A coordenadora-adjunta do Núcleo de Acompanhamento de Reparações por Desastres (Nucard), do Ministério Público de Minas Gerais, promotora de Justiça Shirley Machado de Oliveira, destacou a importância e a urgência da reparação para as mulheres. O Acordo de Repactuação prevê a destinação de 1 bilhão de reais para a reparação dos danos sofridos pelas mulheres atingidas, porém este programa ainda está em fase de construção e definição de seus critérios.
“O Acordo [Repactuação], levou à extinção de uma ação civil pública que identificou que houve discriminação contra as mulheres durante o processo de reparação executado pela Fundação Renova, porque suas formas de trabalhar não foram consideradas. Então esse programa [Programa para Mulheres] precisa atender a essa discriminação de genêro que foi identificada”, lembrou a promotora.
Ao fim do encontro, o deputado estadual Leleco Pimentel, que mediou a Audiência, fez a leitura de requerimentos elaborados a partir das demandas apresentadas pelas pessoas atingidas, parlamentares, Instituições de Justiça e também pelas Assessorias Técnicas Independentes. Os requerimentos serão encaminhados, específicamente, aos órgãos de governo e do judiciário.
Também participaram da Audiência Pública o defensor público Felipe Augusto Cardoso Soledade (Defensoria Pública de Minas Gerais), Elisa Costa (representando o escritório regional da ANATER/MDA no Médio Rio Doce), Marcos Nunes (representando o escritório regional do MDA no Alto Rio Doce), o deputado federal Paulo Guedes, os(as) deputados(as) estaduais Ricardo Campos, Bella Gonçalves e Leninha.

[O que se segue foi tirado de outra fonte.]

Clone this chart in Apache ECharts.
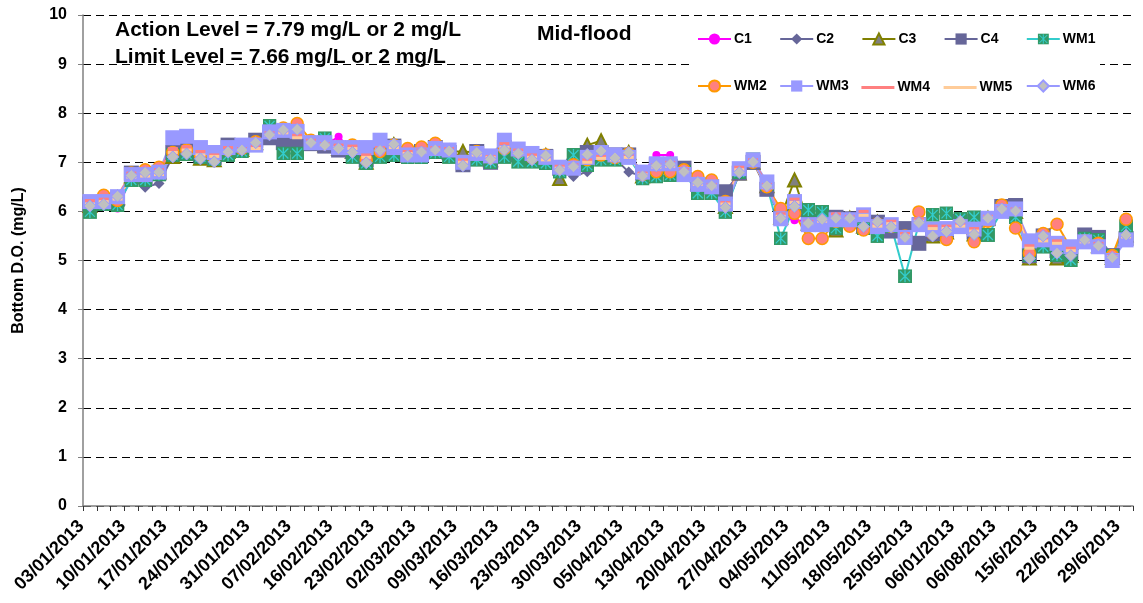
<!DOCTYPE html>
<html>
<head>
<meta charset="utf-8">
<script src="https://cdn.jsdelivr.net/npm/echarts@6/dist/echarts.min.js"></script>
<style>
	html, body { margin: 0; padding: 0; background: #fff; }
	#main { width: 1143px; height: 603px; }
</style>
</head>
<body>
<div id="main"></div>
<script>
// sampling dates (labels shown every third one)
var dates = [
	'03/01/2013','05/01/2013','08/01/2013','10/01/2013','12/01/2013','15/01/2013',
	'17/01/2013','19/01/2013','22/01/2013','24/01/2013','26/01/2013','29/01/2013',
	'31/01/2013','02/02/2013','05/02/2013','07/02/2013','09/02/2013','14/02/2013',
	'16/02/2013','19/02/2013','21/02/2013','23/02/2013','26/02/2013','28/02/2013',
	'02/03/2013','05/03/2013','07/03/2013','09/03/2013','12/03/2013','14/03/2013',
	'16/03/2013','19/03/2013','21/03/2013','23/03/2013','26/03/2013','28/03/2013',
	'30/03/2013','02/04/2013','03/04/2013','05/04/2013','09/04/2013','11/04/2013',
	'13/04/2013','16/04/2013','18/04/2013','20/04/2013','23/04/2013','25/04/2013',
	'27/04/2013','30/04/2013','02/05/2013','04/05/2013','07/05/2013','09/05/2013',
	'11/05/2013','14/05/2013','16/05/2013','18/05/2013','21/05/2013','23/05/2013',
	'25/05/2013','28/05/2013','30/05/2013','06/01/2013','06/04/2013','06/06/2013',
	'06/08/2013','11/6/2013','13/6/2013','15/6/2013','18/6/2013','20/6/2013',
	'22/6/2013','25/6/2013','27/6/2013','29/6/2013'
];

var C1 = [6.10,6.18,6.06,6.70,6.75,6.82,7.15,7.20,7.10,7.05,
	7.22,7.28,7.38,7.55,7.42,7.60,7.38,7.35,7.52,7.22,
	7.02,7.22,7.35,7.15,7.20,7.28,7.22,6.95,7.18,7.05,
	7.22,7.20,7.05,7.12,6.85,6.92,7.15,7.22,7.10,7.18,
	6.75,7.15,7.15,6.85,6.60,6.55,6.10,6.80,7.00,6.50,
	5.90,5.82,5.80,5.82,5.85,5.85,5.70,5.80,5.65,5.50,
	5.78,5.55,5.60,5.78,5.55,5.85,6.02,6.00,5.08,5.50,
	5.18,5.12,5.40,5.32,5.08,5.50];
var C2 = [6.12,6.15,6.25,6.70,6.49,6.57,7.12,7.15,7.08,7.02,
	7.20,7.25,7.38,7.55,7.62,7.65,7.40,7.33,7.26,7.20,
	6.98,7.22,7.35,7.12,7.20,7.25,7.20,6.92,7.18,7.05,
	7.22,7.15,7.02,7.12,6.82,6.71,6.81,7.20,7.08,6.80,
	6.72,6.90,6.95,6.80,6.58,6.50,6.10,6.75,7.00,6.50,
	5.85,6.08,5.75,5.82,5.85,5.85,5.68,5.78,5.65,5.50,
	5.75,5.50,5.58,5.78,5.52,5.85,6.03,6.00,5.05,5.48,
	5.04,5.10,5.40,5.30,5.06,5.50];
var C3 = [6.12,6.16,6.28,6.72,6.78,6.80,7.12,7.18,7.08,7.05,
	7.22,7.26,7.40,7.55,7.64,7.66,7.40,7.35,7.28,7.22,
	7.00,7.24,7.36,7.14,7.20,7.26,7.22,7.22,7.20,7.05,
	7.25,7.18,7.05,7.14,6.67,6.90,7.35,7.44,7.09,7.20,
	6.72,6.92,6.96,6.82,6.58,6.52,6.10,6.78,7.00,6.52,
	5.88,6.64,5.76,5.84,5.62,5.86,5.70,5.78,5.68,5.48,
	5.76,5.50,5.58,5.80,5.54,5.86,6.04,6.00,5.05,5.50,
	5.05,5.10,5.42,5.30,5.06,5.52];
var C4 = [6.15,6.17,6.25,6.78,6.70,6.78,7.20,7.25,7.15,7.10,
	7.35,7.30,7.45,7.50,7.40,7.39,7.38,7.33,7.25,7.22,
	7.05,7.20,7.33,7.15,7.22,7.30,7.20,6.95,7.22,7.00,
	7.30,7.15,7.08,7.12,6.88,6.92,7.20,7.20,7.15,7.15,
	6.78,6.95,6.92,6.88,6.55,6.50,6.40,6.78,7.00,6.45,
	5.90,6.05,5.75,5.80,5.88,5.85,5.72,5.78,5.60,5.65,
	5.35,5.55,5.62,5.80,5.58,5.85,6.10,6.12,5.10,5.50,
	5.20,5.15,5.52,5.47,5.10,5.45];
var WM1 = [5.99,6.15,6.13,6.64,6.64,6.75,7.15,7.17,7.11,7.06,
	7.15,7.22,7.35,7.74,7.18,7.18,7.40,7.49,7.30,7.11,
	6.98,7.11,7.14,7.10,7.10,7.20,7.11,7.00,7.05,7.00,
	7.11,7.01,7.01,6.98,6.81,7.15,6.94,7.05,7.05,7.10,
	6.67,6.71,6.74,6.80,6.37,6.37,5.99,6.80,7.06,6.55,
	5.45,6.10,6.03,5.99,5.66,5.80,5.66,5.50,5.70,4.68,
	5.75,5.93,5.96,5.85,5.88,5.52,6.00,5.88,5.11,5.28,
	5.11,5.01,5.45,5.42,5.10,5.70];
var WM2 = [6.18,6.33,6.22,6.78,6.85,6.90,7.20,7.25,7.15,7.10,
	7.25,7.28,7.42,7.60,7.70,7.79,7.45,7.38,7.32,7.35,
	7.05,7.22,7.35,7.28,7.31,7.39,7.25,6.98,7.22,7.10,
	7.28,7.22,7.10,7.15,6.90,6.95,7.05,7.15,7.10,7.18,
	6.75,6.81,6.81,6.85,6.71,6.64,6.20,6.85,7.00,6.50,
	6.06,5.96,5.45,5.45,5.80,5.70,5.62,5.75,5.70,5.50,
	5.99,5.55,5.43,5.70,5.38,5.80,6.13,5.66,5.15,5.55,
	5.74,5.25,5.40,5.35,5.10,5.84];
var WM3 = [6.20,6.20,6.30,6.75,6.75,6.80,7.50,7.53,7.30,7.20,
	7.30,7.35,7.35,7.62,7.65,7.63,7.40,7.40,7.30,7.30,
	7.30,7.45,7.30,7.15,7.15,7.28,7.25,7.00,7.18,7.13,
	7.45,7.27,7.18,7.10,6.90,6.88,7.10,7.20,7.15,7.10,
	6.80,6.97,6.97,6.75,6.55,6.50,6.15,6.87,7.05,6.60,
	5.85,6.20,5.73,5.73,5.83,5.83,5.93,5.69,5.73,5.47,
	5.73,5.64,5.65,5.69,5.64,5.86,6.00,6.05,5.40,5.42,
	5.35,5.28,5.38,5.28,5.00,5.42];
var WM4 = [6.22,6.25,6.32,6.78,6.80,6.85,7.28,7.32,7.22,7.15,
	7.30,7.28,7.33,7.60,7.62,7.55,7.45,7.38,7.35,7.33,
	7.15,7.30,7.35,7.22,7.25,7.30,7.28,7.05,7.20,7.12,
	7.38,7.25,7.15,7.12,6.92,6.95,7.05,7.12,7.10,7.15,
	6.78,6.95,7.00,6.85,6.60,6.55,6.18,6.90,7.05,6.55,
	5.95,6.25,5.80,5.85,5.95,5.90,6.00,5.75,5.80,5.55,
	5.85,5.70,5.70,5.75,5.65,5.90,6.08,6.05,5.30,5.45,
	5.40,5.25,5.42,5.35,5.10,5.50];
var WM5 = [6.15,6.20,6.25,6.70,6.72,6.75,7.20,7.25,7.15,7.12,
	7.22,7.25,7.28,7.55,7.60,7.50,7.40,7.35,7.30,7.28,
	7.10,7.25,7.30,7.18,7.20,7.25,7.22,7.00,7.15,7.10,
	7.30,7.20,7.10,7.05,6.88,6.90,7.00,7.08,7.05,7.10,
	6.75,6.90,6.92,6.80,6.55,6.50,6.15,6.85,7.00,6.50,
	5.90,6.18,5.75,5.80,5.88,5.85,5.92,5.70,5.75,5.50,
	5.80,5.65,5.65,5.70,5.60,5.88,6.05,6.02,5.25,5.40,
	5.35,5.20,5.38,5.30,5.08,5.48];
var WM6 = [6.11,6.14,6.31,6.73,6.79,6.80,7.11,7.17,7.07,7.01,
	7.21,7.25,7.40,7.56,7.66,7.67,7.40,7.35,7.28,7.20,
	6.99,7.24,7.37,7.13,7.21,7.25,7.23,6.93,7.20,7.06,
	7.25,7.18,7.05,7.14,6.84,6.91,7.16,7.23,7.09,7.20,
	6.72,6.93,6.96,6.81,6.59,6.52,6.08,6.79,7.01,6.52,
	5.86,6.10,5.76,5.84,5.86,5.86,5.69,5.79,5.68,5.47,
	5.77,5.50,5.59,5.80,5.53,5.86,6.05,6.01,5.04,5.50,
	5.15,5.10,5.42,5.30,5.06,5.52];

var yTicks = [0, 10, 1];
var FONT = 'Liberation Sans, Arial, sans-serif';

// green square with turquoise cross for WM1
var wm1Icon = 'image://data:image/svg+xml;utf8,' + encodeURIComponent(
	'<svg xmlns="http://www.w3.org/2000/svg" width="14" height="14">' +
	'<rect width="14" height="14" fill="#339966"/>' +
	'<path d="M2 2L12 12M12 2L2 12M7 1V13" stroke="#33CCCC" stroke-width="1.3"/></svg>');

function mkSeries(name, data, lineColor, symbol, size, fill, border, bw) {
	return {
		name: name,
		type: 'line',
		data: data,
		symbol: symbol,
		symbolSize: size,
		showAllSymbol: true,
		lineStyle: { color: lineColor, width: 2 },
		itemStyle: { color: fill, borderColor: border || fill, borderWidth: bw || 0 },
		emphasis: { disabled: true }
	};
}

// one legend block per item so that the columns line up like the original
var legendNames = ['C1', 'C2', 'C3', 'C4', 'WM1', 'WM2', 'WM3', 'WM4', 'WM5', 'WM6'];
var dashColors = { WM4: '#FF8080', WM5: '#FFCC99' };
var legends = [];
for (var i = 0; i < legendNames.length; i++) {
	var nm = legendNames[i];
	var flat = dashColors[nm];
	var rowY = i < 5 ? 39 : 86;
	legends.push({
		data: [flat ? { name: nm, icon: 'rect', itemStyle: { color: flat } } : nm],
		left: 697 + (i % 5) * 82.2,
		top: flat ? rowY - 5.5 : rowY - 7,
		padding: 0,
		itemWidth: 33,
		itemHeight: flat ? 3 : 14,
		textStyle: { fontFamily: FONT, fontWeight: 'bold', fontSize: 14, color: '#000', padding: [0, 0, 0, -2] }
	});
}

var chart = echarts.init(document.getElementById('main'));
var option = {
	animation: false,
	backgroundColor: '#fff',
	grid: { left: 83, right: 10, top: 15, bottom: 97 },
	legend: legends,
	graphic: [
		{ type: 'rect', left: 690, top: 20, z: 1, shape: { width: 410, height: 84 }, style: { fill: '#fff' } },
		{ type: 'text', left: 115, top: 20, z: 5, style: { text: 'Action Level = 7.79 mg/L or 2 mg/L', font: 'bold 21px ' + FONT, fill: '#000' } },
		{ type: 'text', left: 115, top: 47, z: 5, style: { text: 'Limit Level = 7.66 mg/L or 2 mg/L', font: 'bold 21px ' + FONT, fill: '#000' } },
		{ type: 'text', left: 537, top: 24, z: 5, style: { text: 'Mid-flood', font: 'bold 21px ' + FONT, fill: '#000' } }
	],
	xAxis: {
		type: 'category',
		data: dates,
		boundaryGap: true,
		axisLine: { lineStyle: { color: '#808080', width: 1.5 } },
		axisTick: { show: true, interval: 0, length: 5, lineStyle: { color: '#333' } },
		axisLabel: {
			interval: 2, rotate: 45, margin: 9,
			padding: [0, 12, 0, 0],
			fontFamily: FONT, fontWeight: 'bold', fontSize: 18, color: '#000'
		},
		splitLine: { show: false }
	},
	yAxis: {
		type: 'value',
		min: yTicks[0], max: yTicks[1], interval: yTicks[2],
		name: 'Bottom D.O. (mg/L)',
		nameLocation: 'middle',
		nameGap: 56,
		nameTextStyle: { fontFamily: FONT, fontWeight: 'bold', fontSize: 16, color: '#000' },
		axisLine: { show: true, lineStyle: { color: '#808080', width: 1.5 } },
		axisTick: { show: true, length: 5, lineStyle: { color: '#808080' } },
		axisLabel: { fontFamily: FONT, fontWeight: 'bold', fontSize: 16, color: '#000', margin: 16 },
		splitLine: { show: true, lineStyle: { color: '#000', type: [8, 5], width: 1 } }
	},
	series: [
		mkSeries('C1', C1, '#FF00FF', 'circle', 8, '#FF00FF'),
		mkSeries('C2', C2, '#666699', 'diamond', 11, '#666699'),
		mkSeries('C3', C3, '#808000', 'triangle', 13, '#808080', '#808000', 2),
		mkSeries('C4', C4, '#666699', 'rect', 15, '#666699'),
		mkSeries('WM1', WM1, '#33CCCC', wm1Icon, 14, '#339966'),
		mkSeries('WM2', WM2, '#FF9900', 'circle', 12, '#FF8080', '#FF9900', 1.5),
		mkSeries('WM3', WM3, '#9999FF', 'rect', 15, '#9999FF'),
		mkSeries('WM4', WM4, '#FF8080', 'rect', [10, 3], '#FF8080'),
		mkSeries('WM5', WM5, '#FFCC99', 'rect', [10, 3], '#FFCC99'),
		mkSeries('WM6', WM6, '#9999FF', 'diamond', 12, '#C0C0C0', '#9999FF', 1)
	]
};
chart.setOption(option);
</script>
</body>
</html>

As ATIs Cáritas Diocesana de Governador Valadares, Centro Agroecológico Tamanduá (CAT) e Cáritas Diocesana de Itabira seguirão apoiando as pessoas atingidas no acompanhamento das ações do Acordo de Repactuação por meio dos espaços de participação, inclusive no exercício do controle social sobre os recursos nos estados e nos municípios.